Gabriele Basilico: From San Francisco to Silicon Valley

is at the San Francisco Museum of Modern Art until 15 June (http://www.sfmoma.org).

In the mid-1990s, as the Internet entered our daily lives, a chorus of pundits sang out that the laws of the material world were giving way to those of information. This was especially true in the semi-arid flatlands running south from San Francisco. In the popular imagination, Silicon Valley became a place to turn knowledge into bits and to leave behind the hulking, filthy factories of the industrial era.

Last year the San Francisco Museum of Modern Art commissioned the Italian photographer Gabriele Basilico to profile Silicon Valley. The record he made reminds us that for all the intellectual power unleashed here, the Valley remains a place. Its landscape is shaped by its history, and especially by a series of cultural collisions. Mexican day labourers, Asian coders, Air Force officers and former hippies have added to the Valley's physical character while sustaining its entrepreneurial ethos.

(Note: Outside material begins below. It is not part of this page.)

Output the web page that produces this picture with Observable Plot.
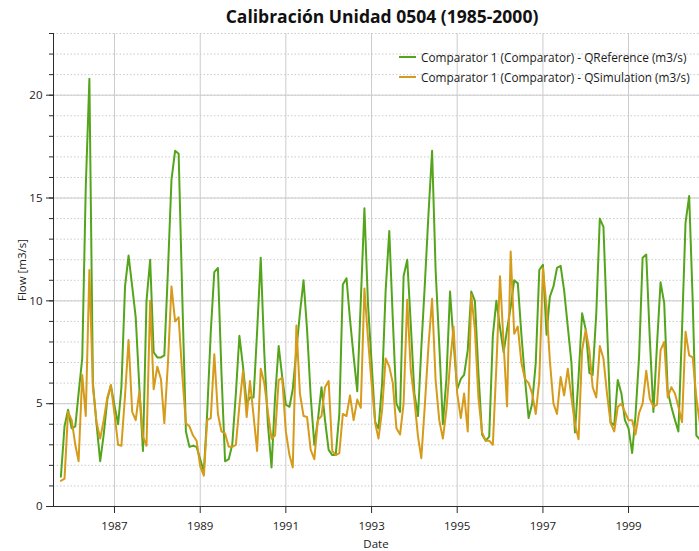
<!DOCTYPE html>
<html>
<head>
<meta charset="utf-8">
<script src="https://cdn.jsdelivr.net/npm/d3@7"></script>
<script src="https://cdn.jsdelivr.net/npm/@observablehq/plot@0.6"></script>
<style>
  body { margin: 0; background: #fff; font-family: "Open Sans", sans-serif; }
  #chart { position: relative; width: 699px; height: 551px; overflow: hidden; background: #fff; }
  #chart svg { position: absolute; left: 0; top: 0; }
  #title { position: absolute; top: 4px; left: 0; width: 764px; text-align: center;
           font-weight: 700; font-size: 17.5px; color: #111; white-space: nowrap; }
  #legend { position: absolute; left: 399px; top: 47px; font-size: 11.8px; color: #1a1a1a; }
  #legend .row { height: 20px; display: flex; align-items: center; white-space: nowrap; }
  #legend .sw { width: 17px; height: 2px; margin-right: 5px; }
  .axis-label { position: absolute; font-size: 11.5px; color: #1a1a1a; white-space: nowrap; }
  #ylabel { left: 21px; top: 270px; transform: translate(-50%, -50%) rotate(-90deg); }
  #xlabel { left: 376px; top: 543px; transform: translate(-50%, -50%); }
</style>
</head>
<body>
<div id="chart">
  <div id="title">Calibración Unidad 0504 (1985-2000)</div>
  <div class="axis-label" id="ylabel">Flow [m3/s]</div>
  <div class="axis-label" id="xlabel">Date</div>
</div>
<script>
// Monthly flows, October 1985 – September 2000 (one row per hydrological year, Oct..Sep)
const qReference = [
  1.45, 3.9, 4.7, 3.8, 3.9, 5.5, 7.2, 15.5, 20.8, 6.0, 4.0, 2.2,
  3.5, 5.2, 5.9, 4.9, 4.0, 5.8, 10.7, 12.2, 10.7, 9.2, 5.8, 2.7,
  10.0, 12.0, 7.5, 7.25, 7.25, 7.35, 11.5, 15.9, 17.3, 17.15, 10.2, 3.65,
  2.9, 2.95, 2.9, 2.3, 1.7, 4.5, 8.5, 11.4, 11.6, 6.5, 2.2, 2.3,
  3.0, 5.5, 8.3, 6.8, 5.0, 5.3, 5.3, 8.5, 12.1, 7.5, 4.0, 1.9,
  5.3, 7.8, 6.3, 4.95, 4.85, 5.7, 7.6, 9.4, 11.0, 8.6, 5.35, 3.0,
  4.2, 5.8, 4.2, 2.75, 2.5, 2.5, 4.5, 10.8, 11.1, 9.1, 7.3, 5.6,
  10.0, 14.5, 9.9, 7.0, 4.1, 3.8, 6.0, 10.5, 13.4, 9.1, 5.0, 4.6,
  11.2, 12.0, 8.9, 5.5, 4.4, 7.7, 10.9, 14.2, 17.3, 11.5, 7.9, 4.0,
  6.2, 10.45, 8.0, 5.7, 6.2, 6.4, 7.6, 10.45, 10.0, 6.5, 3.5, 3.2,
  3.4, 8.3, 10.0, 8.7, 7.5, 8.6, 9.7, 11.0, 10.85, 8.4, 6.2, 4.3,
  5.0, 7.0, 11.5, 11.75, 8.35, 10.2, 10.7, 11.6, 11.7, 10.5, 8.75, 7.0,
  3.6, 6.3, 9.4, 8.6, 6.5, 6.4, 9.4, 14.0, 13.6, 8.9, 4.1, 3.95,
  6.15, 5.5, 4.2, 3.8, 2.6, 4.4, 7.3, 12.1, 12.25, 8.2, 4.6, 7.9,
  10.9, 9.9, 5.6, 4.85, 4.2, 3.65, 8.6, 13.8, 15.1, 10.0, 3.45, 3.25
];
const qSimulation = [
  1.25, 1.35, 4.6, 4.2, 3.0, 2.2, 6.4, 4.4, 11.5, 5.8, 4.1, 3.3,
  4.2, 5.3, 5.9, 4.5, 3.0, 2.95, 5.4, 8.1, 4.6, 4.2, 5.6, 3.4,
  2.95, 10.0, 5.7, 6.8, 6.2, 4.05, 7.0, 10.7, 9.0, 9.2, 6.4, 4.05,
  3.9, 3.45, 3.2, 1.95, 1.5, 4.2, 4.3, 7.4, 4.5, 3.65, 3.55, 2.9,
  2.9, 3.0, 4.9, 6.6, 4.35, 6.1, 4.4, 2.7, 6.7, 6.0, 4.6, 3.3,
  3.45, 6.15, 6.25, 3.65, 2.5, 1.9, 8.8, 5.5, 4.4, 4.35, 2.75, 2.3,
  4.2, 4.4, 5.8, 6.1, 2.7, 2.5, 2.6, 4.5, 4.4, 5.4, 4.2, 5.2,
  4.8, 10.6, 8.2, 6.0, 4.05, 3.3, 4.7, 7.2, 6.8, 6.0, 3.8, 3.5,
  5.0, 10.05, 6.65, 5.2, 3.4, 2.35, 5.0, 7.8, 10.1, 6.15, 4.2, 3.3,
  4.7, 6.95, 8.75, 5.5, 4.3, 5.5, 3.65, 10.3, 8.6, 5.3, 3.6, 3.2,
  3.2, 3.0, 6.8, 11.2, 7.9, 4.86, 12.4, 8.4, 8.75, 7.0, 6.2, 6.0,
  5.5, 4.5, 6.15, 11.6, 9.7, 7.1, 5.0, 4.5, 6.3, 5.4, 6.7, 5.3,
  4.0, 3.27, 7.6, 8.6, 7.6, 5.8, 5.3, 7.8, 7.2, 5.5, 4.05, 3.65,
  4.85, 5.0, 4.6, 4.2, 4.2, 3.5, 4.55, 5.0, 6.6, 5.25, 4.85, 4.95,
  7.6, 8.0, 5.3, 5.8, 5.5, 4.85, 4.1, 8.5, 7.35, 7.25, 5.3, 4.0
];
const seriesNames = [
  "Comparator 1 (Comparator) - QReference (m3/s)",
  "Comparator 1 (Comparator) - QSimulation (m3/s)"
];
const seriesColors = ["#55a51c", "#d69b1a"];
const labeledYears = [1987, 1989, 1991, 1993, 1995, 1997, 1999];
const majorFlowTicks = [0, 5, 10, 15, 20];
const minorFlowTicks = d3.range(0, 24);

// first series month: October 1985
const dates = qReference.map((_, i) => new Date(Date.UTC(1985, 9 + i, 1)));
const rows = dates.map((date, i) => ({date, ref: qReference[i], sim: qSimulation[i]}));
const xDomain = [new Date(Date.UTC(1985, 6, 30)), new Date(Date.UTC(2000, 7, 28))];
const yearTicks = labeledYears.map(y => new Date(Date.UTC(y, 0, 1)));

const gridColor = "#cbcbcb";
const axisColor = "#2b2b2b";

const chart = Plot.plot({
  width: 699,
  height: 551,
  marginTop: 33,
  marginBottom: 45,
  marginLeft: 53,
  marginRight: 0,
  style: {fontFamily: "Open Sans, sans-serif", fontSize: "11.5px", color: "#1a1a1a", background: "transparent"},
  x: {type: "utc", domain: xDomain},
  y: {domain: [0, 23]},
  marks: [
    Plot.gridY(minorFlowTicks, {stroke: gridColor, strokeOpacity: 1, strokeDasharray: "1.5,2"}),
    Plot.gridY(majorFlowTicks, {stroke: gridColor, strokeOpacity: 1}),
    Plot.gridX(yearTicks, {stroke: gridColor, strokeOpacity: 1}),
    Plot.line(rows, {x: "date", y: "ref", stroke: seriesColors[0], strokeWidth: 2, clip: true}),
    Plot.line(rows, {x: "date", y: "sim", stroke: seriesColors[1], strokeWidth: 2, clip: true}),
    Plot.axisY(minorFlowTicks, {tickSize: 4, tickFormat: () => "", label: null, stroke: axisColor}),
    Plot.axisY(majorFlowTicks, {tickSize: 7, tickPadding: 4, label: null, stroke: axisColor}),
    Plot.axisX(yearTicks, {tickSize: 7, tickPadding: 8, tickFormat: d3.utcFormat("%Y"), label: null, stroke: axisColor}),
    Plot.ruleX([xDomain[0]], {stroke: axisColor}),
    Plot.ruleY([0], {stroke: axisColor})
  ]
});

const root = document.getElementById("chart");
root.insertBefore(chart, root.firstChild);

// legend, top-right inside the plot area
const legend = document.createElement("div");
legend.id = "legend";
seriesNames.forEach((name, i) => {
  const row = document.createElement("div");
  row.className = "row";
  const sw = document.createElement("span");
  sw.className = "sw";
  sw.style.background = seriesColors[i];
  const label = document.createElement("span");
  label.textContent = name;
  row.appendChild(sw);
  row.appendChild(label);
  legend.appendChild(row);
});
root.appendChild(legend);
</script>
</body>
</html>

Basilico trained as an architect, and his pictures rarely include people. Yet they invite viewers to read the everyday lives of local citizens from the evidence they leave behind. In Silicon Valley, Basilico works his way up and down the area's two main freeways, pausing only occasionally to pay homage to the glossy headquarters of high-tech firms such as Apple and Google. More often, he takes his camera to a nearby hilltop and snaps panoramas of condominiums, parking lots and the sinewy tarmac of the freeways themselves.

These still images repay meditation. One depicts an abandoned 1930s blimp hangar at NASA's Moffett Airfield in Mountain View. Grass has cracked the pavement around it and toxins leach from its shell. Even without the airmen who staffed it, the hangar reminds us of the military's presence and role in the Valley's growth.

Basilico also turns his lens on the Victorian houses of San Francisco, making wide-angled colour views of the city's parks and skyline. To anyone more than 40 years old, and especially a Californian, these images recall the countercultural revolution that found its legs in Haight-Ashbury. Even now, the 1960s still supply the rhetoric of individual independence and creativity that rings throughout Silicon Valley. More than a few software engineers still sport the long hair and libertarian values of the Summer of Love.

Ironically, this is also where Basilico's method breaks down. His focus on the large-scale elements of the region's infrastructure inadvertently privileges those who have had the power to build companies, highways and cathedrals. There is another Silicon Valley, one of pollutants lurking beneath the land and parents working in multiple minimum-wage jobs. Only one image here points to that Valley: a photograph of a nineteenth-century Catholic church in San Jose. Compared with the post-modern blandness of snap-to-grid office parks, the church looks strangely ornate.

It is a sturdy reminder that for more than a century, the Valley has depended on migrant labour for everything from agriculture to light manufacturing, restaurant work to software coding. The Valley's cosmopolitan puzzle includes service personnel from Vietnam and the Philippines and engineers from India and China. It is tempting to imagine these mobilized workers as packets of information, shuttling across the landscape as if the laws of matter really had been repealed. These photographs remind us they haven't. Silicon Valley's success continues to depend on its infrastructure — material and cultural.